Yesterday I brought up the topic once again of why you would choose to go to a fancy university. Stuart makes a good point in response that it can't just be motivation for deadlines that gets people to sign up, or there are plenty of non-fancy universities that you could go to. And I suppose people do.
Robert Shiller said in one of the early lectures in a course of his I am following on academicearth.org that Yale had more than $2 million per student in the endowment. I don't know how they weathered the crash last year. I presume not that well. But lets say the endowment halved. That leaves more than a $1million per student. You could retire quite comfortably on $1million. You could certainly provide free fancy education for 1 student for 4 years, followed by another.
If it were free... I guess I would struggle with why it was worth it less? There is still the opportunity cost to consider. But I reckon the true value of a year of education for someone early on in their career likely outweighs the cost.
I suspect it is not just the signal you are paying for. Stuart's other comment about the association with prestigious people... or rather the network it provides also has value. So you buy a network and a signal, and probably the opportunity to meet a spouse.
The network could be provided through new social networking tools. A forward thinking executive looking for high quality recruits could probably find them more effectively using those tools too. But maybe that is expecting too much?
I think if you strip away everything, one day... the only justification is that it would just be a great way to meet people in person. Maybe the expense is a cynical class filter?
The great thing is that the likelihood that it is the education that provides the value is pretty low.

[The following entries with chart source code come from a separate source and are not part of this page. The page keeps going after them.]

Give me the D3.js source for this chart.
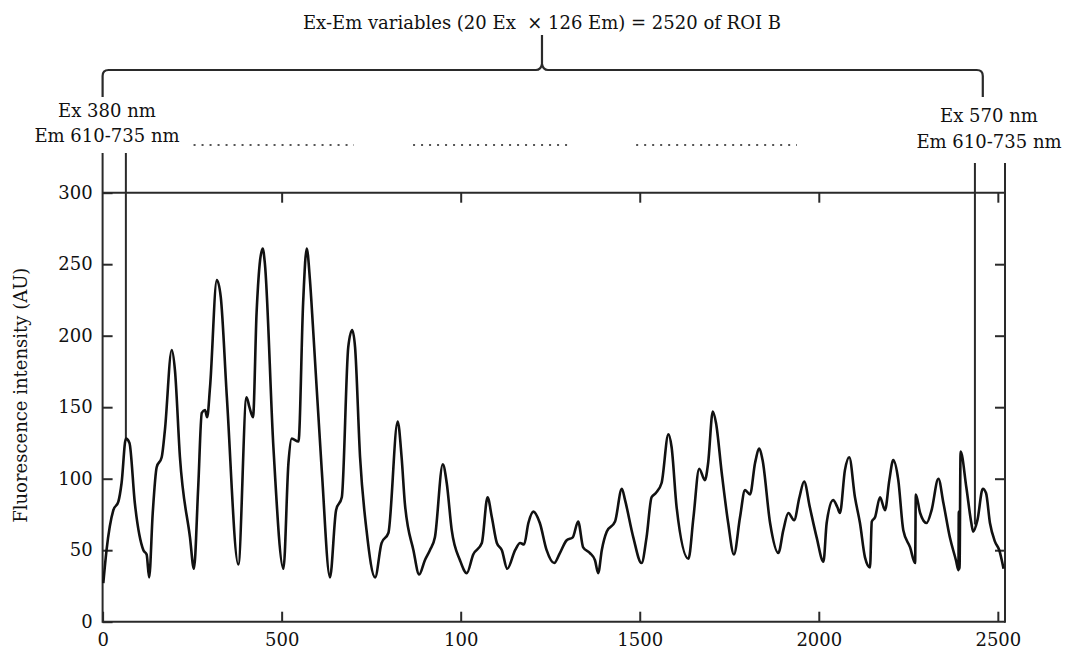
<!DOCTYPE html>
<html>
<head>
<meta charset="utf-8">
<script src="https://cdn.jsdelivr.net/npm/d3@7"></script>
<style>
  body { margin: 0; background: #fff; }
  svg text { font-family: "DejaVu Serif", "Liberation Serif", serif; fill: #111; }
</style>
</head>
<body>
<svg id="chart" width="1066" height="652"></svg>
<script>
// excitation-emission variable index (x) and fluorescence intensity (y)
var sampleIndex = [
  2, 11, 30, 44, 53, 65, 75, 90, 114, 123, 130, 140, 151, 165, 174, 193, 202, 216, 244, 255,
  267, 277, 286, 292, 300, 319, 330, 347, 379, 402, 410, 420, 430, 447, 453, 477, 505, 519, 528, 547,
  560, 570, 579, 588, 612, 635, 652, 668, 686, 697, 705, 719, 737, 761, 779, 798, 824, 835, 844, 868,
  884, 900, 914, 928, 950, 961, 975, 998, 1017, 1035, 1059, 1075, 1087, 1101, 1115, 1130, 1152, 1166, 1177, 1189,
  1203, 1221, 1240, 1261, 1277, 1296, 1313, 1328, 1342, 1361, 1375, 1384, 1394, 1408, 1431, 1450, 1459, 1482, 1505, 1519,
  1533, 1545, 1561, 1580, 1589, 1603, 1636, 1650, 1666, 1682, 1691, 1704, 1713, 1729, 1747, 1763, 1780, 1794, 1808, 1822,
  1834, 1843, 1864, 1887, 1901, 1915, 1931, 1946, 1959, 1975, 1994, 2013, 2022, 2040, 2052, 2059, 2073, 2085, 2101, 2115,
  2129, 2143, 2148, 2157, 2171, 2185, 2197, 2208, 2222, 2236, 2255, 2269, 2271, 2283, 2301, 2315, 2334, 2348, 2366, 2383,
  2390, 2391, 2393, 2396, 2412, 2426, 2431, 2443, 2458, 2467, 2478, 2492, 2504, 2516
];
var intensity = [
  27, 50, 78, 84, 97, 128, 125, 83, 50, 47, 31, 76, 108, 115, 134, 190, 176, 115, 59, 37,
  94, 146, 148, 143, 164, 239, 227, 157, 40, 157, 150, 143, 216, 261, 251, 122, 37, 111, 128, 126,
  223, 261, 239, 204, 106, 31, 78, 87, 192, 204, 192, 115, 64, 31, 55, 62, 140, 115, 83, 50,
  33, 43, 50, 59, 110, 97, 64, 43, 34, 47, 55, 87, 73, 55, 50, 37, 50, 55, 54, 69,
  77, 69, 50, 41, 48, 57, 59, 70, 52, 48, 43, 34, 50, 63, 70, 93, 85, 59, 41, 59,
  87, 90, 97, 131, 122, 80, 44, 73, 107, 99, 111, 147, 139, 104, 69, 47, 73, 92, 89, 111,
  121, 113, 69, 48, 64, 76, 71, 87, 98, 80, 59, 42, 69, 85, 80, 76, 106, 115, 87, 69,
  45, 38, 70, 73, 87, 78, 99, 113, 99, 64, 52, 41, 89, 76, 69, 78, 100, 83, 59, 43,
  36, 77, 37, 119, 94, 69, 63, 71, 93, 90, 69, 56, 50, 37
];

var xTickValues = [0, 500, 1000, 1500, 2000, 2500];
var xTickLabels = ["0", "500", "100", "1500", "2000", "2500"];
var yTickValues = [0, 50, 100, 150, 200, 250, 300];
var yTickLabels = ["0", "50", "100", "150", "200", "250", "300"];

// annotation positions, in variable index units
var markerLines = [
  { x: 65, topPx: 153, endValue: 128 },
  { x: 2436, topPx: 163, endValue: 68 }
];
var dottedRuns = [[254, 702], [867, 1313], [1490, 1939]];
var braceSpan = [0, 2458];
var braceMid = 1227;

var svg = d3.select("#chart");
var fontSize = 18;
var serif = "'DejaVu Serif', 'Liberation Serif', serif";

var x = d3.scaleLinear().domain([0, 2520]).range([102.6, 1005]);
var y = d3.scaleLinear().domain([0, 300]).range([621.7, 192.7]);

var tickLen = 10;
var frameColor = "#2a2a2a";

// axes with inward ticks
var bottomAxis = svg.append("g")
  .attr("transform", "translate(0," + y(0) + ")")
  .call(d3.axisBottom(x).tickValues(xTickValues).tickSize(-tickLen).tickPadding(12)
    .tickFormat(function (d, i) { return xTickLabels[i]; }));

var topAxis = svg.append("g")
  .attr("transform", "translate(0," + y(300) + ")")
  .call(d3.axisTop(x).tickValues(xTickValues.slice(1)).tickSize(-tickLen).tickFormat(""));

var leftAxis = svg.append("g")
  .attr("transform", "translate(" + x(0) + ",0)")
  .call(d3.axisLeft(y).tickValues(yTickValues).tickSize(-tickLen).tickPadding(10)
    .tickFormat(function (d, i) { return yTickLabels[i]; }));

var rightAxis = svg.append("g")
  .attr("transform", "translate(" + x(2520) + ",0)")
  .call(d3.axisRight(y).tickValues(yTickValues.slice(1, -1)).tickSize(-tickLen).tickFormat(""));

[bottomAxis, topAxis, leftAxis, rightAxis].forEach(function (g) {
  g.attr("font-family", serif).attr("font-size", fontSize);
  g.select(".domain").remove();
  g.selectAll(".tick line").attr("stroke", frameColor).attr("stroke-width", 2);
  g.selectAll(".tick text")
    .style("font-family", serif)
    .attr("font-size", fontSize)
    .attr("fill", "#111");
});

// frame lines (left and right sides run up past the 300 line)
var frame = svg.append("g")
  .attr("stroke", frameColor)
  .attr("stroke-width", 2)
  .attr("fill", "none");
frame.append("line").attr("x1", x(0)).attr("x2", x(2520)).attr("y1", y(0)).attr("y2", y(0));
frame.append("line").attr("x1", x(0)).attr("x2", x(2520)).attr("y1", y(300)).attr("y2", y(300));
frame.append("line").attr("x1", x(0)).attr("x2", x(0)).attr("y1", y(0) + 1).attr("y2", 153);
frame.append("line").attr("x1", x(2520)).attr("x2", x(2520)).attr("y1", y(0) + 1).attr("y2", 163);

// marker lines for the first and last Ex block
frame.selectAll(".marker")
  .data(markerLines)
  .enter()
  .append("line")
  .attr("class", "marker")
  .attr("x1", function (d) { return x(d.x); })
  .attr("x2", function (d) { return x(d.x); })
  .attr("y1", function (d) { return d.topPx; })
  .attr("y2", function (d) { return y(d.endValue); });

// the spectrum
var line = d3.line()
  .x(function (d, i) { return x(sampleIndex[i]); })
  .y(function (d) { return y(d); })
  .curve(d3.curveMonotoneX);

svg.append("path")
  .datum(intensity)
  .attr("d", line)
  .attr("fill", "none")
  .attr("stroke", "#111")
  .attr("stroke-width", 2.6)
  .attr("stroke-linejoin", "round");

// y-axis title
svg.append("text")
  .attr("transform", "translate(27," + (y(150) - 12) + ") rotate(-90)")
  .attr("text-anchor", "middle")
  .attr("font-size", fontSize)
  .text("Fluorescence intensity (AU)");

// curly brace over the whole range
var bx0 = x(braceSpan[0]), bx1 = x(braceSpan[1]), bm = x(braceMid);
var bTop = 70, bEnd = 97, bTip = 35;
var bracePath = d3.path();
bracePath.moveTo(bx0, bEnd);
bracePath.lineTo(bx0, bTop + 6);
bracePath.quadraticCurveTo(bx0, bTop, bx0 + 6, bTop);
bracePath.lineTo(bm - 6, bTop);
bracePath.quadraticCurveTo(bm - 1, bTop, bm, bTop - 6);
bracePath.lineTo(bm, bTip);
bracePath.moveTo(bm, bTop - 6);
bracePath.quadraticCurveTo(bm + 1, bTop, bm + 6, bTop);
bracePath.lineTo(bx1 - 6, bTop);
bracePath.quadraticCurveTo(bx1, bTop, bx1, bTop + 6);
bracePath.lineTo(bx1, bEnd);

svg.append("path")
  .attr("d", bracePath.toString())
  .attr("fill", "none")
  .attr("stroke", frameColor)
  .attr("stroke-width", 2.2);

svg.append("text")
  .attr("x", bm)
  .attr("y", 29)
  .attr("text-anchor", "middle")
  .attr("font-size", fontSize)
  .attr("xml:space", "preserve")
  .text("Ex-Em variables (20 Ex  \u00d7 126 Em) = 2520 of ROI B");

// dotted runs standing for the middle Ex blocks
svg.append("g")
  .selectAll("line")
  .data(dottedRuns)
  .enter()
  .append("line")
  .attr("x1", function (d) { return x(d[0]); })
  .attr("x2", function (d) { return x(d[1]); })
  .attr("y1", 145)
  .attr("y2", 145)
  .attr("stroke", "#555")
  .attr("stroke-width", 2)
  .attr("stroke-dasharray", "2 6");

// end labels
var endLabels = [
  { cx: 107, lines: ["Ex 380 nm", "Em 610-735 nm"], ys: [117, 142] },
  { cx: 989, lines: ["Ex 570 nm", "Em 610-735 nm"], ys: [122, 148] }
];
endLabels.forEach(function (lab) {
  lab.lines.forEach(function (t, i) {
    svg.append("text")
      .attr("x", lab.cx)
      .attr("y", lab.ys[i])
      .attr("text-anchor", "middle")
      .attr("font-size", fontSize)
      .text(t);
  });
});
</script>
</body>
</html>
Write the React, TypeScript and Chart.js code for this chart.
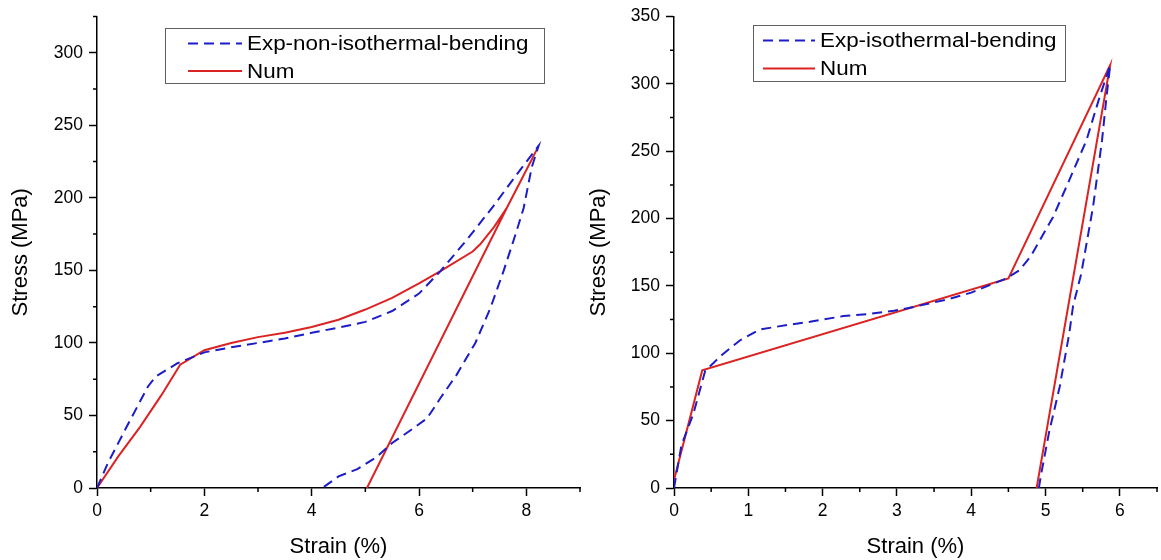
import React, { useEffect, useRef } from 'react';
import { Chart, registerables } from 'chart.js';

Chart.register(...registerables);

// ---------- Left panel: non-isothermal bending ----------
const leftExpStrain = [0, 0.2, 0.55, 0.95, 1.1, 1.5, 2.0, 2.5, 3.0, 3.5, 4.0, 4.5, 5.0, 5.5, 6.0, 6.4, 6.9, 7.39, 7.89, 8.23,
  8.1, 7.95, 7.8, 7.58, 7.33, 7.05, 6.7, 6.4, 6.15, 5.85, 5.5, 5.2, 4.85, 4.5, 4.2];
const leftExpStress = [0, 17, 42, 70, 77, 86, 93.5, 97, 100, 103, 107, 110.5, 114.5, 122, 134, 149.5, 171.5, 194.5, 219.5, 236,
  221, 193, 175, 150, 124, 100, 78, 62, 48, 40, 31, 21, 13, 8, 0];
const leftNumStrain = [0, 0.4, 0.8, 1.2, 1.55, 2.0, 2.5, 3.0, 3.5, 4.0, 4.5, 5.0, 5.5, 6.0, 6.4, 7.0, 7.14, 7.4, 7.64, 7.9, 8.2,
  7.64, 5.03];
const leftNumStress = [0, 22, 42, 64, 85, 95, 100, 104, 107, 111, 116, 123, 131, 141, 149.5, 163, 168, 180, 193.3, 212, 233.6,
  193.3, 0];

// ---------- Right panel: isothermal bending ----------
const rightExpStrain = [0, 0.1, 0.26, 0.42, 0.64, 0.89, 1.16, 1.52, 1.83, 2.28, 2.6, 2.96, 3.14, 3.68, 4.0, 4.47, 4.65, 4.8, 5.1,
  5.32, 5.55, 5.73, 5.87, 5.82, 5.76, 5.64, 5.48, 5.37, 5.32, 5.19, 5.05, 4.94, 4.91];
const rightExpStress = [0, 31.7, 55, 87, 98.5, 109.7, 117.7, 121, 123.4, 127.6, 129, 131.6, 133.4, 140, 145, 155.5, 161.6, 172, 201,
  228.6, 258, 290.6, 314, 290, 258, 209, 159, 135, 115, 75, 42, 10, 0];
const rightNumStrain = [0, 0.38, 4.5, 5.87, 4.88];
const rightNumStress = [6, 87.3, 155.5, 314, 0];

// ---------- Axis ticks ----------
const leftXTicks = [0, 2, 4, 6, 8];
const leftXMinor = [1, 3, 5, 7, 9];
const leftYTicks = [0, 50, 100, 150, 200, 250, 300];
const leftYMinor = [25, 75, 125, 175, 225, 275, 325];
const rightXTicks = [0, 1, 2, 3, 4, 5, 6];
const rightXMinor = [0.5, 1.5, 2.5, 3.5, 4.5, 5.5, 6.5];
const rightYTicks = [0, 50, 100, 150, 200, 250, 300, 350];
const rightYMinor = [25, 75, 125, 175, 225, 275, 325];

const FONT = '"Liberation Sans", Arial, Helvetica, sans-serif';
const BLUE = '#1c1cc8';
const RED = '#dc2323';

const toPoints = (xs: number[], ys: number[]) => xs.map((x, i) => ({ x, y: ys[i] }));

const boxLegend = {
  id: 'boxLegend',
  afterDatasetsDraw(chart: any, _args: any, opts: any) {
    const ctx = chart.ctx;
    ctx.save();
    ctx.fillStyle = '#ffffff';
    ctx.fillRect(opts.x, opts.y, opts.w, opts.h);
    ctx.strokeStyle = '#606060';
    ctx.lineWidth = 1;
    ctx.strokeRect(opts.x + 0.5, opts.y + 0.5, opts.w, opts.h);
    chart.data.datasets.forEach((ds: any, i: number) => {
      const y = opts.rows[i];
      ctx.strokeStyle = ds.borderColor;
      ctx.lineWidth = ds.borderWidth;
      ctx.setLineDash(ds.borderDash || []);
      ctx.beginPath();
      ctx.moveTo(opts.lineX0, y);
      ctx.lineTo(opts.lineX1, y);
      ctx.stroke();
      ctx.setLineDash([]);
      ctx.save();
      ctx.translate(opts.textX, y + 1);
      ctx.scale(opts.stretch, 1);
      ctx.fillStyle = '#000';
      ctx.font = `${opts.fontSize}px ${FONT}`;
      ctx.textBaseline = 'middle';
      ctx.textAlign = 'left';
      ctx.fillText(ds.label, 0, 0);
      ctx.restore();
    });
    ctx.restore();
  },
};

const minorTicks = {
  id: 'minorTicks',
  afterDraw(chart: any, _args: any, opts: any) {
    const ctx = chart.ctx;
    const xs = chart.scales.x;
    const ys = chart.scales.y;
    ctx.save();
    ctx.strokeStyle = '#000';
    ctx.lineWidth = 1.5;
    ctx.beginPath();
    opts.x.forEach((v: number) => {
      const px = xs.getPixelForValue(v);
      ctx.moveTo(px, ys.bottom);
      ctx.lineTo(px, ys.bottom + opts.len);
    });
    opts.y.forEach((v: number) => {
      const py = ys.getPixelForValue(v);
      ctx.moveTo(xs.left, py);
      ctx.lineTo(xs.left - opts.len, py);
    });
    ctx.stroke();
    ctx.restore();
  },
};

type PanelProps = {
  width: number;
  height: number;
  expLabel: string;
  expX: number[];
  expY: number[];
  numX: number[];
  numY: number[];
  xMax: number;
  yMax: number;
  xTicks: number[];
  yTicks: number[];
  xMinor: number[];
  yMinor: number[];
  yAxisWidth: number;
  padRight: number;
  yTitlePad: number;
  legend: any;
};

function Panel(p: PanelProps) {
  const ref = useRef<HTMLCanvasElement>(null);
  useEffect(() => {
    if (!ref.current) return;
    const chart = new Chart(ref.current, {
      type: 'scatter',
      data: {
        datasets: [
          {
            label: p.expLabel,
            data: toPoints(p.expX, p.expY),
            showLine: true,
            borderColor: BLUE,
            backgroundColor: BLUE,
            borderWidth: 2,
            borderDash: [10, 6],
            pointRadius: 0,
            tension: 0,
          },
          {
            label: 'Num',
            data: toPoints(p.numX, p.numY),
            showLine: true,
            borderColor: RED,
            backgroundColor: RED,
            borderWidth: 2,
            pointRadius: 0,
            tension: 0,
          },
        ],
      },
      options: {
        responsive: false,
        animation: false,
        devicePixelRatio: 1,
        layout: { padding: { left: 0, right: p.padRight, top: 16, bottom: 0 } },
        plugins: {
          legend: { display: false },
          tooltip: { enabled: false },
          boxLegend: p.legend,
          minorTicks: { x: p.xMinor, y: p.yMinor, len: 4 },
        } as any,
        scales: {
          x: {
            type: 'linear',
            min: 0,
            max: p.xMax,
            afterBuildTicks: (s: any) => {
              s.ticks = p.xTicks.map((v) => ({ value: v }));
            },
            afterFit: (s: any) => {
              s.height = 72;
            },
            grid: { drawOnChartArea: false, drawTicks: true, tickLength: 8, tickWidth: 1.5, tickColor: '#000' },
            border: { display: true, color: '#000', width: 1.5 },
            ticks: {
              color: '#000',
              font: { family: FONT, size: 17.5 },
              padding: 5,
              maxRotation: 0,
              autoSkip: false,
            },
            title: {
              display: true,
              text: 'Strain (%)',
              color: '#000',
              font: { family: FONT, size: 22 },
              padding: { top: 0, bottom: 0 },
            },
          },
          y: {
            type: 'linear',
            min: 0,
            max: p.yMax,
            afterBuildTicks: (s: any) => {
              s.ticks = p.yTicks.map((v) => ({ value: v }));
            },
            afterFit: (s: any) => {
              s.width = p.yAxisWidth;
            },
            grid: { drawOnChartArea: false, drawTicks: true, tickLength: 8, tickWidth: 1.5, tickColor: '#000' },
            border: { display: true, color: '#000', width: 1.5 },
            ticks: {
              color: '#000',
              font: { family: FONT, size: 17.5 },
              padding: 6,
              autoSkip: false,
            },
            title: {
              display: true,
              text: 'Stress (MPa)',
              color: '#000',
              font: { family: FONT, size: 22 },
              padding: { top: p.yTitlePad, bottom: 0 },
            },
          },
        },
      },
      plugins: [boxLegend, minorTicks],
    });
    return () => chart.destroy();
  }, []);
  return <canvas ref={ref} width={p.width} height={p.height} style={{ display: 'block' }} />;
}

export default function App() {
  return (
    <div style={{ position: 'fixed', left: 0, top: 0, width: 1161, height: 560, background: '#fff', overflow: 'hidden' }}>
      <div style={{ position: 'absolute', left: 0, top: 0 }}>
        <Panel
          width={590}
          height={560}
          expLabel="Exp-non-isothermal-bending"
          expX={leftExpStrain}
          expY={leftExpStress}
          numX={leftNumStrain}
          numY={leftNumStress}
          xMax={9}
          yMax={325}
          xTicks={leftXTicks}
          yTicks={leftYTicks}
          xMinor={leftXMinor}
          yMinor={leftYMinor}
          yAxisWidth={97}
          padRight={10}
          yTitlePad={7.5}
          legend={{ x: 165, y: 28, w: 379, h: 55, lineX0: 188, lineX1: 242, textX: 247, rows: [43.5, 71], fontSize: 20, stretch: 1.12 }}
        />
      </div>
      <div style={{ position: 'absolute', left: 580, top: 0 }}>
        <Panel
          width={581}
          height={560}
          expLabel="Exp-isothermal-bending"
          expX={rightExpStrain}
          expY={rightExpStress}
          numX={rightNumStrain}
          numY={rightNumStress}
          xMax={6.5}
          yMax={350}
          xTicks={rightXTicks}
          yTicks={rightYTicks}
          xMinor={rightXMinor}
          yMinor={rightYMinor}
          yAxisWidth={94}
          padRight={4}
          yTitlePad={5.5}
          legend={{ x: 173, y: 25, w: 312, h: 56, lineX0: 183, lineX1: 235, textX: 240, rows: [40.5, 68.5], fontSize: 20, stretch: 1.12 }}
        />
      </div>
    </div>
  );
}
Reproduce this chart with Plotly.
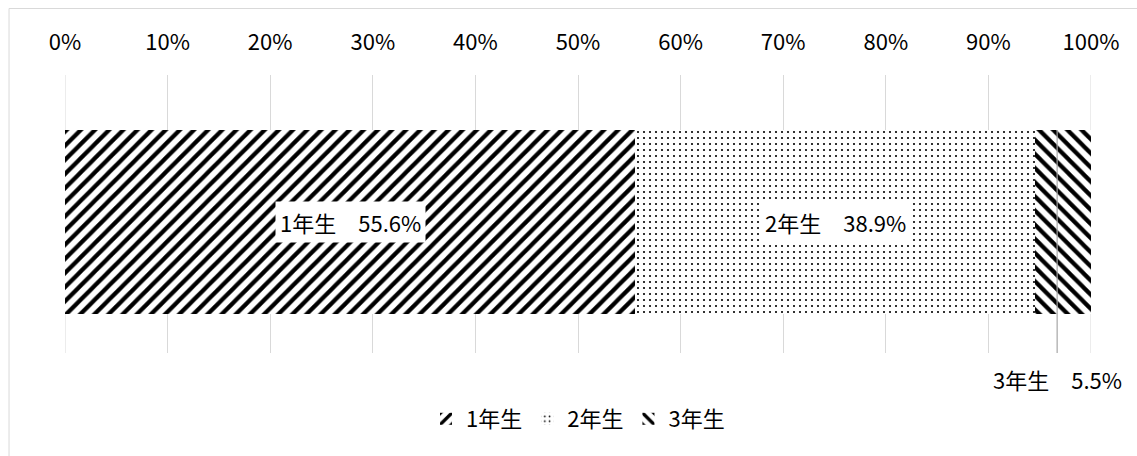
import plotly.graph_objects as go

categories = ["1年生", "2年生", "3年生"]
values = [55.6, 38.9, 5.5]
shapes_pat = ["/", ".", "\\"]
tick_vals = [0, 10, 20, 30, 40, 50, 60, 70, 80, 90, 100]
tick_text = [f"{v}%" for v in tick_vals]

FONT = "Noto Sans CJK JP"
FS = 22
W, H = 1137, 456
L, R, T, B = 64.5, 46, 75, 103
plot_w = W - L - R
plot_h = H - T - B
YR = [-0.712, 0.799]

def py(pix):
    return (T + plot_h - pix) / plot_h

fig = go.Figure()
for name, val, pat in zip(categories, values, shapes_pat):
    fig.add_trace(go.Bar(
        x=[val], y=[0], name=name, orientation="h", width=1,
        marker=dict(color="white", line=dict(width=0),
                    pattern=dict(shape=pat, fgcolor="black", bgcolor="white",
                                 size=6 if pat == "." else 10,
                                 solidity=0.1 if pat == "." else 0.42,
                                 fillmode="replace")),
        hoverinfo="skip",
    ))

annotations = []
shapes = []
cum = 0
for i, (name, val) in enumerate(zip(categories, values)):
    center = cum + val / 2
    label = f"{name}\u3000{val:.1f}%"
    if i < 2:
        annotations.append(dict(x=center, y=0, xref="x", yref="y", text=label,
                                showarrow=False, bgcolor="white", borderpad=4,
                                font=dict(family=FONT, size=FS, color="#000000")))
    else:
        lx = cum + val * 0.4
        annotations.append(dict(x=lx, y=py(379), xref="x", yref="paper", text=label,
                                showarrow=False, yanchor="middle",
                                font=dict(family=FONT, size=FS, color="#000000")))
        shapes.append(dict(type="line", xref="x", yref="y", x0=lx, x1=lx, y0=0.5, y1=YR[0],
                           line=dict(color="#a6a6a6", width=1.2), layer="above"))
    cum += val

# edge gridlines (0% and 100%)
for gx in (tick_vals[0], tick_vals[-1]):
    shapes.append(dict(type="line", xref="x", yref="paper", x0=gx, x1=gx, y0=0, y1=1,
                       line=dict(color="#d9d9d9", width=1), layer="below"))

shapes.append(dict(type="rect", xref="paper", yref="paper",
                   x0=(8.5 - L) / plot_w, x1=(W + 5 - L) / plot_w,
                   y0=py(H + 5), y1=py(8.5),
                   line=dict(color="#d9d9d9", width=1), fillcolor="rgba(0,0,0,0)",
                   layer="below"))

fig.update_layout(
    width=W, height=H,
    margin=dict(l=L, r=R, t=T, b=B, autoexpand=False),
    barmode="stack", bargap=0,
    paper_bgcolor="white", plot_bgcolor="white",
    font=dict(family=FONT, size=FS, color="#000000"),
    xaxis=dict(range=[0, 100], side="top", tickvals=tick_vals, ticktext=tick_text,
               showgrid=True, gridcolor="#d9d9d9", gridwidth=1, zeroline=False,
               showline=False, ticks="", ticklabelstandoff=20,
               tickfont=dict(family=FONT, size=FS, color="#000000"), fixedrange=True),
    yaxis=dict(range=YR, showticklabels=False, showgrid=False,
               zeroline=False, showline=False, fixedrange=True),
    legend=dict(orientation="h", x=0.5, xanchor="center", y=py(419),
                yanchor="middle", font=dict(family=FONT, size=FS),
                traceorder="normal", itemwidth=30),
    annotations=annotations,
    shapes=shapes,
    showlegend=True,
)

fig.write_html("out.html")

So sites like academicearth.org which essentially give away intellectual capital for free can continue to flourish while the organisations that support them survive.
I can live with that.
1 comment:
I have no data on this, but I'd suggest that the number of people who go to a non-fancy uni just for the sake of dealines helping with learning is in fact very very small.
I'm very much against places like yale being free from endowmnets. they should rather expand I think. I also think people should stop "donating" money to places like that, which I think is fucking nuts.
you're fine with universities as cynical class filters? I'm surprised. I don't mind if the free market provides them I guess. but even free market optimist that I am, I find it a little icky. like total assholes on plush golf courses.